In 2007, Société Générale Corporate and Investment Banking (SG CIB) started to market this idea, apparently oblivious of Bick's earlier work in the area. Indisputably, SG CIB popularised it.
Since then, most dealers have put in place the technology to offer this sort of option. Assuming the interest rate is zero, Carr and Lee (2010) investigated the pricing and hedging of options on continuous semi-martingales. Li (2008) gave an explicit formula for pricing timer options under the Heston (1993) stochastic volatility model. His result is a natural generalization of Black-Scholes-Merton formula for pricing European options and reconciles with the zero interest rate case in Carr and Lee (2010). An efficient numerical technique is proposed by Bernard and Cui (2011). Li (2008) provides some insight of using the Bessel process with constant drift, which was studied in Linetsky (2004), with drift to characterize the distribution of the so-called volatility clock under the celebrated Heston (1993) stochastic volatility model.

== Benefits ==
- Suppression of implied volatility’s extra cost in call options: Call prices depend on the implied volatility level, usually higher than realised volatility, representing the risk premium, seen as an extra cost of call prices. The Timer Call avoids this extra cost.

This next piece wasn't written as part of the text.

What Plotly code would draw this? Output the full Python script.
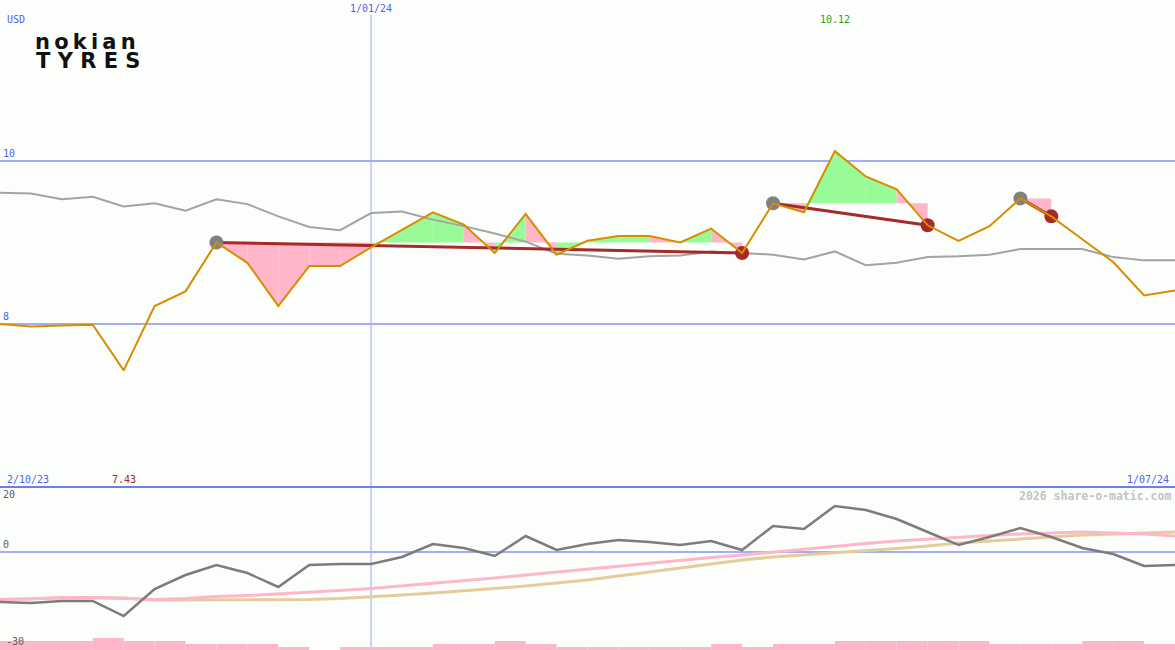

- Systematic market timing: The Timer Call systematically optimizes market timing. If volatility increases, the call terminates earlier, with the investor realising a profit. If the vol doesn’t rise, the call simply takes more time to reach maturity. In other words, time becomes extractable as an investible asset class (like volatility became an asset class with the invention of the vol swap).

== Technical Details ==
There seems to be little in the public to describe the technical details of pricing and hedging. There are papers by Li (2008) and by Bernard and Cui (2011).